Hui Huang

Performance Engineering

San Francisco Bay Area

About

Specialties: LLM inference performance, fleet resource efficiency, computer architecture.

Experience

  • Senior Staff Engineer at Google DeepMind
    Dec 2025 - Present · 8 mos

    Optimize Gemini inference performance on TPU.

  • Google (Full-time · 11 yrs)
    • LLM Inference Performance Tech Lead
      Apr 2024 - Dec 2025 · 1 yr 9 mos

      Core inference performance engineer for Gemini 1.5 Flash, 2.0 Flash and 2.5 Pro.

    • Uber Tech Lead
      Nov 2021 - Mar 2024 · 2 yrs 5 mos

      Leading Youtube Ads Data and Serving Infrastructure Resource Efficiency team.

    • Staff Software Engineer, Tech Lead Manager
      Jan 2015 - Nov 2021 · 6 yrs 11 mos

      Running Cloud Platform Performance Team in Google that drives server/ ML workload efficiency and future hardware roadmap design for GCP.

  • Co-Founder at Falcon Computing Solutions
    Jan 2014 - Dec 2014 · 1 yr

    Co-founded Falcon Computing Solutions (FCS). FCS initially targets accelerator (GPU/FPGA) virtualization support in Cloud. Built cluster-level heterogeneous resource management framework based on Apache YARN and Spark.

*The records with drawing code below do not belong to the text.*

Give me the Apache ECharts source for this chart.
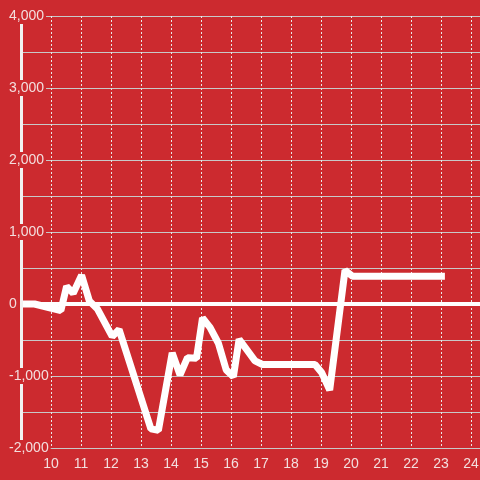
<!DOCTYPE html>
<html>
<head>
<meta charset="utf-8">
<script src="https://cdn.jsdelivr.net/npm/echarts@6/dist/echarts.min.js"></script>
<style>
  html, body { margin: 0; padding: 0; background: #cc2a2f; }
  #main { width: 480px; height: 480px; }
</style>
</head>
<body>
<div id="main"></div>
<script>
// x positions (hour of day) and values
var hours = [9, 9.45, 10.33, 10.52, 10.74, 11.02, 11.28, 11.55, 12.04, 12.27, 13.33, 13.58, 14.04, 14.3, 14.55, 14.85, 15.05, 15.3, 15.58, 15.84, 16.08, 16.27, 16.8, 17.05, 18.8, 19.02, 19.29, 19.8, 20.05, 23.13];
var values = [0, 0, -90, 245, 150, 400, 40, -70, -450, -355, -1735, -1755, -680, -985, -745, -755, -195, -325, -545, -915, -1010, -490, -790, -840, -840, -950, -1195, 468, 385, 385];
var yTicks = { min: -2000, max: 4000, step: 500 };

var bg = '#cc2a2f';
var points = hours.map(function (h, i) { return [h, values[i]]; });

var myChart = echarts.init(document.getElementById('main'));
myChart.setOption({
    backgroundColor: bg,
    animation: false,
    textStyle: { fontFamily: 'Liberation Sans, Arial, sans-serif' },
    grid: { left: 21, right: -21, top: 16, bottom: 32, outerBoundsMode: 'none', containLabel: false },
    xAxis: {
        type: 'value',
        min: 9, max: 25, interval: 1,
        axisLine: { show: false },
        axisTick: { show: false },
        axisLabel: {
            color: '#f3dede', fontSize: 14, margin: 9,
            showMinLabel: false, showMaxLabel: false
        },
        splitLine: {
            show: true,
            lineStyle: { color: '#e8e8e8', width: 1, type: [2, 2] }
        }
    },
    yAxis: [{
        // grid lines only
        type: 'value',
        min: yTicks.min, max: yTicks.max, interval: yTicks.step,
        axisLine: { show: false },
        axisTick: { show: false },
        axisLabel: { show: false },
        splitLine: { show: true, lineStyle: { color: '#c8c8c8', width: 1 } }
    }, {
        // axis line and labels on top
        type: 'value',
        position: 'left',
        z: 5,
        min: yTicks.min, max: yTicks.max, interval: yTicks.step,
        axisLine: { show: true, onZero: false, lineStyle: { color: '#f2f2f2', width: 3 } },
        axisTick: { show: false },
        axisLabel: {
            color: '#f3dede', fontSize: 14, margin: 14, align: 'left',
            backgroundColor: bg, padding: [1, 2],
            formatter: function (v) {
                if (v % 1000 !== 0) return '';
                return v.toLocaleString('en-US');
            }
        },
        splitLine: { show: false }
    }],
    series: [{
        type: 'line',
        data: points,
        showSymbol: false,
        lineStyle: { color: '#ffffff', width: 7 },
        markLine: {
            silent: true,
            symbol: 'none',
            label: { show: false },
            lineStyle: { color: '#ffffff', width: 4, type: 'solid' },
            data: [{ yAxis: 0 }]
        }
    }]
});
</script>
</body>
</html>
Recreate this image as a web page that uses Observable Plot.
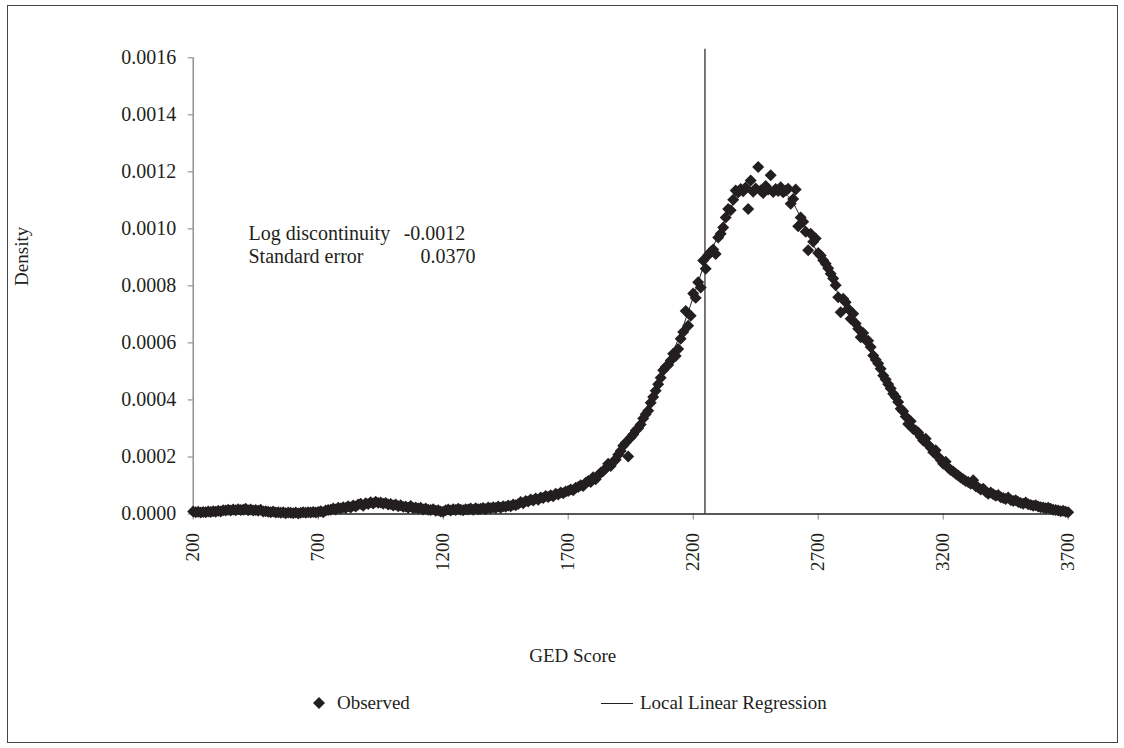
<!DOCTYPE html>
<html><head><meta charset="utf-8">
<script src="https://cdn.jsdelivr.net/npm/d3@7"></script>
<script src="https://cdn.jsdelivr.net/npm/@observablehq/plot@0.6"></script>
<style>
body{margin:0;background:#fff;}
#wrap{position:relative;width:1124px;height:748px;font-family:"Liberation Serif","Times New Roman",serif;color:#231f20;overflow:hidden}
#frame{position:absolute;left:7px;top:5px;width:1111px;height:738px;border:1px solid #444;box-sizing:border-box;pointer-events:none}
#chart{position:absolute;left:0;top:0}
#chart svg text{font-family:"Liberation Serif","Times New Roman",serif !important}
#legend{position:absolute;left:0;top:680px;width:1124px;height:68px;font-size:19px}
#legend .lbl{position:absolute;top:12px;height:22px;line-height:22px;white-space:nowrap}
#legend svg{position:absolute;top:13px}
</style></head>
<body><div id="wrap"><div id="chart"></div><div id="legend"></div><div id="frame"></div></div>
<script>
// GED score bins (bin centres every 10 points, 200 … 3700)
const binStart = 200, binStep = 10;
// Observed density, in units of 1e-5, one value per bin
const observedE5 = [
 0.9,0.6,0.8,0.5,0.7, 0.6,0.9,0.7,1.0,0.8,
 1.1,0.9,1.3,1.2,1.5, 1.2,1.6,1.3,1.7,1.4,
 1.5,1.8,1.3,1.6,1.2, 1.4,1.1,1.5,0.9,1.0,
 0.8,0.6,0.9,0.5,0.6, 0.4,0.6,0.3,0.5,0.4,
 0.3,0.5,0.2,0.4,0.6, 0.4,0.6,0.5,0.7,0.5,
 0.7,1.0,0.6,1.2,1.4, 1.5,1.9,1.6,2.2,1.9,
 2.4,2.1,2.7,2.3,3.0, 2.6,3.3,3.6,2.9,3.8,
 3.5,4.1,3.7,4.3,3.9, 4.0,3.6,3.9,3.3,3.5,
 3.0,3.3,2.7,3.1,2.5, 2.6,2.2,2.8,2.0,2.3,
 1.9,2.2,1.6,1.9,1.5, 1.4,1.7,1.1,1.3,0.9,
 0.8,1.3,1.6,1.2,1.7, 1.4,1.8,1.5,1.3,1.7,
 1.6,1.9,1.5,2.0,1.7, 1.8,2.1,1.7,2.3,2.0,
 2.4,2.1,2.6,2.2,2.7, 2.5,3.0,2.7,3.3,3.1,
 3.5,4.2,3.8,4.6,4.4, 5.1,4.7,5.4,5.0,5.8,
 5.6,6.3,6.0,6.6,6.2, 7.1,6.8,7.5,7.3,7.9,
 8.1,8.6,8.3,9.2,9.5, 10.1,9.8,11.0,11.6,11.2,
 12.9,12.2,13.6,14.5,15.1, 16.0,17.6,16.8,18.3,19.0,
 20.8,22.1,23.9,25.0,20.2, 26.8,27.9,29.3,30.1,31.4,
 33.5,35.0,36.2,39.0,41.0, 43.2,45.5,47.8,50.4,51.6,
 52.3,53.8,56.2,55.4,57.9, 61.5,63.8,71.2,66.0,69.5,
 77.3,75.8,81.3,79.4,88.9, 86.0,90.8,91.9,92.8,91.2,
 97.0,98.3,100.5,104.0,107.0, 106.5,110.2,113.5,112.8,114.0,
 113.2,114.5,107.0,117.0,113.0, 114.2,121.7,113.5,112.6,115.0,
 113.8,118.8,112.9,114.0,113.3, 114.6,112.8,113.5,114.1,108.8,
 110.5,113.8,100.9,104.0,102.5, 99.0,92.5,98.3,95.5,96.6,
 91.5,90.7,89.0,87.8,86.2, 84.3,82.6,80.2,76.0,70.8,
 75.5,74.3,72.0,68.5,70.2, 66.8,65.0,62.0,63.5,61.0,
 60.8,58.6,55.6,54.1,52.8, 50.9,48.6,47.2,45.5,44.0,
 42.2,41.0,39.3,36.9,36.0, 34.2,31.6,32.5,29.8,29.3,
 28.6,27.1,25.8,26.4,24.3, 23.2,21.7,22.4,20.1,18.9,
 17.6,18.3,16.2,15.4,14.9, 14.1,13.5,12.8,12.2,11.6,
 11.2,10.6,11.8,9.7,9.3, 8.6,8.9,7.8,7.1,7.5,
 6.9,6.4,6.7,5.9,5.6, 5.3,5.8,4.9,4.6,4.8,
 4.2,3.9,3.6,4.0,3.4, 3.2,2.9,3.1,2.6,2.4,
 2.3,2.0,2.2,1.8,1.5, 1.4,1.2,1.0,1.1,0.8,
 0.6
];
// Local linear regression fit, left of cutoff
const fitLeftScores = [200,250,300,350,400,450,500,550,600,650,700,750,800,850,900,950,1000,1050,1100,1150,1200,1250,1300,1350,1400,1450,1500,1550,1600,1650,1700,1750,1800,1850,1900,1950,2000,2050,2100,2150,2200,2247];
const fitLeftE5 = [0.8,0.8,1.1,1.4,1.5,1.2,0.7,0.45,0.4,0.55,0.85,1.6,2.4,3.2,3.8,3.7,3.0,2.4,1.8,1.3,1.2,1.5,1.7,1.95,2.4,2.9,3.9,5.0,6.1,7.2,8.6,10.6,13.2,16.8,21.5,27.5,35.0,44.0,53.0,63.5,76.0,88.5];
// Local linear regression fit, right of cutoff
const fitRightScores = [2247,2300,2350,2400,2450,2500,2550,2600,2650,2700,2750,2800,2850,2900,2950,3000,3050,3100,3150,3200,3250,3300,3350,3400,3450,3500,3550,3600,3650,3700];
const fitRightE5 = [88.0,97.5,107.5,112.5,114.0,114.5,113.5,109.0,100.0,91.0,82.5,74.0,66.0,58.5,50.5,42.5,35.0,28.5,23.0,18.2,14.2,11.0,8.6,6.7,5.2,4.0,3.0,2.1,1.2,0.6];
const cutoff = 2247;
const xTicks = [200,700,1200,1700,2200,2700,3200,3700];
const yTicks = [0,0.0002,0.0004,0.0006,0.0008,0.0010,0.0012,0.0014,0.0016];
const annotationLabels = ["Log discontinuity","Standard error"];
const annotationValues = ["-0.0012","0.0370"];
const seriesNames = ["Observed","Local Linear Regression"];

const observed = observedE5.map((d,i) => ({score: binStart + i*binStep, density: d*1e-5}));
const fitLeft = fitLeftScores.map((s,i) => ({score: s, density: fitLeftE5[i]*1e-5}));
const fitRight = fitRightScores.map((s,i) => ({score: s, density: fitRightE5[i]*1e-5}));

const ink = "#231f20";
const serif = '"Liberation Serif","Times New Roman",serif';
const chart = Plot.plot({
  width: 1124, height: 680,
  marginLeft: 192.7, marginRight: 56.3, marginTop: 57.3, marginBottom: 166.5,
  style: {fontFamily: serif, fontSize: "19px", color: ink, background: "transparent", overflow: "visible"},
  x: {domain: [200, 3700]},
  y: {domain: [0, 0.0016]},
  marks: [
    Plot.ruleX([200], {y1: 0, y2: 0.0016, stroke: "#808080", strokeWidth: 1.3}),
    Plot.axisY({ticks: yTicks, tickFormat: d3.format(".4f"), tickSize: 5, tickPadding: 12, stroke: "#808080", fontSize: 20, fontFamily: serif, label: null}),
    Plot.axisX({ticks: xTicks, tickFormat: d => String(d), tickSize: 6, tickPadding: 13, tickRotate: -90, stroke: "#808080", fontSize: 19, fontFamily: serif, label: null}),
    Plot.ruleY([0], {stroke: ink, strokeWidth: 1.5}),
    Plot.ruleX([cutoff], {y1: 0, y2: 0.00163, stroke: ink, strokeWidth: 1.2}),
    Plot.line(fitLeft, {x: "score", y: "density", stroke: ink, strokeWidth: 1, curve: "monotone-x"}),
    Plot.line(fitRight, {x: "score", y: "density", stroke: ink, strokeWidth: 1, curve: "monotone-x"}),
    Plot.dot(observed, {x: "score", y: "density", symbol: "diamond2", r: 5.4, fill: ink, stroke: "none"}),
    Plot.text(["Density"], {frameAnchor: "left", dx: -171, rotate: -90, fontSize: 19, fontFamily: serif, fill: ink}),
    Plot.text(["GED Score"], {frameAnchor: "bottom", dx: -58, dy: 147.5, fontSize: 19, fontFamily: serif, fill: ink}),
    Plot.text([annotationLabels[0]], {frameAnchor: "top-left", dx: 55.3, dy: 168.3, fontSize: 20, fontFamily: serif, fill: ink, textAnchor: "start"}),
    Plot.text([annotationLabels[1]], {frameAnchor: "top-left", dx: 55.3, dy: 191.3, fontSize: 20, fontFamily: serif, fill: ink, textAnchor: "start"}),
    Plot.text([annotationValues[0]], {frameAnchor: "top-left", dx: 210.5, dy: 168.3, fontSize: 20, fontFamily: serif, fill: ink, textAnchor: "start"}),
    Plot.text([annotationValues[1]], {frameAnchor: "top-left", dx: 227.3, dy: 191.3, fontSize: 20, fontFamily: serif, fill: ink, textAnchor: "start"})
  ]
});
document.getElementById("chart").appendChild(chart);

// Legend (below the plot SVG)
const legend = document.getElementById("legend");
legend.innerHTML =
  `<svg width="14" height="20" style="left:312px"><path d="M7,4 L13,10 L7,16 L1,10 Z" fill="${ink}"/></svg>` +
  `<span class="lbl" style="left:337px">${seriesNames[0]}</span>` +
  `<svg width="34" height="20" style="left:600px"><line x1="1" y1="10.5" x2="33" y2="10.5" stroke="${ink}" stroke-width="1"/></svg>` +
  `<span class="lbl" style="left:640px">${seriesNames[1]}</span>`;
</script>
</body></html>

  • Graduate Research Assistant at UCLA
    Sep 2008 - Sep 2014 · 6 yrs 1 mo

    Worked in the VAST (VLSI, Architecture, Synthesis and Technology) research lab, Computer Science Department, UCLA. Research interests include pattern mining for design optimization, compiler optimization on energy-efficient memory system and heterogeneous computing platforms.

  • Summer Intern at Intel Corporation
    Jun 2012 - Sep 2012 · 4 mos

    Summer intern at Intel Research Lab. Worked on improving flexibility of custom instruction set extension using pattern mining techniques.